JOB
Pick out and copy every line below that has the word "this".

RECORDS
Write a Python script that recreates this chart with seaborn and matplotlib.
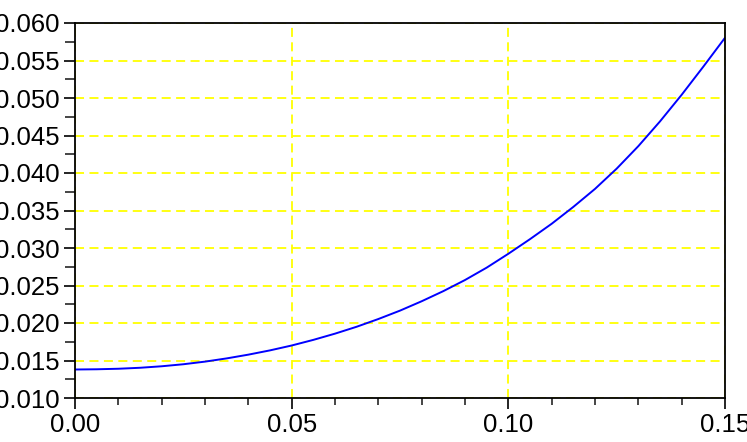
import matplotlib
matplotlib.use("Agg")
import matplotlib.pyplot as plt
from matplotlib.ticker import MultipleLocator, FormatStrFormatter
import seaborn as sns
import pandas as pd

x_values = [0.000, 0.005, 0.010, 0.015, 0.020, 0.025, 0.030, 0.035, 0.040, 0.045,
            0.050, 0.055, 0.060, 0.065, 0.070, 0.075, 0.080, 0.085, 0.090, 0.095,
            0.100, 0.105, 0.110, 0.115, 0.120, 0.125, 0.130, 0.135, 0.140, 0.145, 0.150]
y_values = [0.01380, 0.01383, 0.01390, 0.01403, 0.01423, 0.01450, 0.01485, 0.01528, 0.01578, 0.01635,
            0.01700, 0.01775, 0.01858, 0.01950, 0.02053, 0.02165, 0.02290, 0.02425, 0.02573, 0.02738,
            0.02923, 0.03118, 0.03323, 0.03548, 0.03788, 0.04058, 0.04358, 0.04688, 0.05043, 0.05418, 0.05803]

df = pd.DataFrame({"x": x_values, "y": y_values})

sns.set_style("ticks")
plt.rcParams['font.family'] = ['Liberation Sans', 'DejaVu Sans']

fig = plt.figure(figsize=(7.47, 4.42), dpi=100)
ax = fig.add_axes([75/747, 1-398/442, 650/747, 375/442])

sns.lineplot(data=df, x="x", y="y", ax=ax, color="#0000ff", linewidth=1.4)

ax.set_xlim(0, 0.15)
ax.set_ylim(0.010, 0.060)
ax.xaxis.set_major_locator(MultipleLocator(0.05))
ax.xaxis.set_minor_locator(MultipleLocator(0.01))
ax.yaxis.set_major_locator(MultipleLocator(0.005))
ax.yaxis.set_minor_locator(MultipleLocator(0.0025))
ax.xaxis.set_major_formatter(FormatStrFormatter('%.2f'))
ax.yaxis.set_major_formatter(FormatStrFormatter('%.3f'))

ax.grid(True, which='major', color='#ffff00', linestyle=(0, (5, 3)), linewidth=1.3)
ax.set_axisbelow(True)

for s in ax.spines.values():
    s.set_visible(True)
    s.set_color('black')
    s.set_linewidth(1.3)

ax.tick_params(axis='both', which='major', direction='out', length=8, width=1.2,
               labelsize=18.5, colors='black', pad=3)
ax.tick_params(axis='y', which='minor', direction='out', length=7, width=1.2)
ax.tick_params(axis='x', which='minor', direction='out', length=5, width=1.2)
ax.tick_params(top=False, right=False)

ax.set_xlabel("")
ax.set_ylabel("")

fig.savefig("out.png", dpi=100)
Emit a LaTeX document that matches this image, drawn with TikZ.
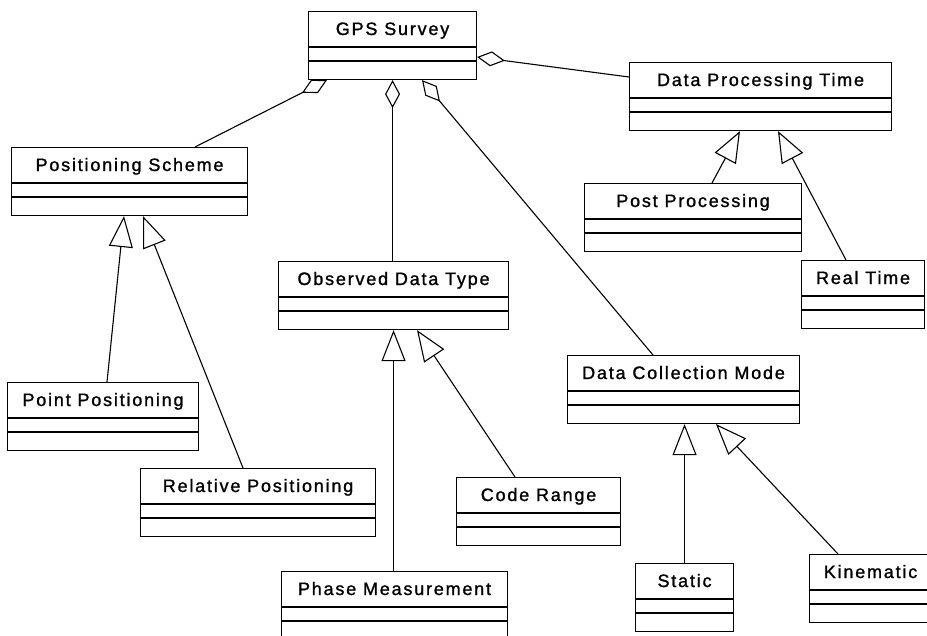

THE REPLY
Write a Python script that recreates this chart with seaborn and matplotlib.
Emit a LaTeX document that matches this image, drawn with TikZ.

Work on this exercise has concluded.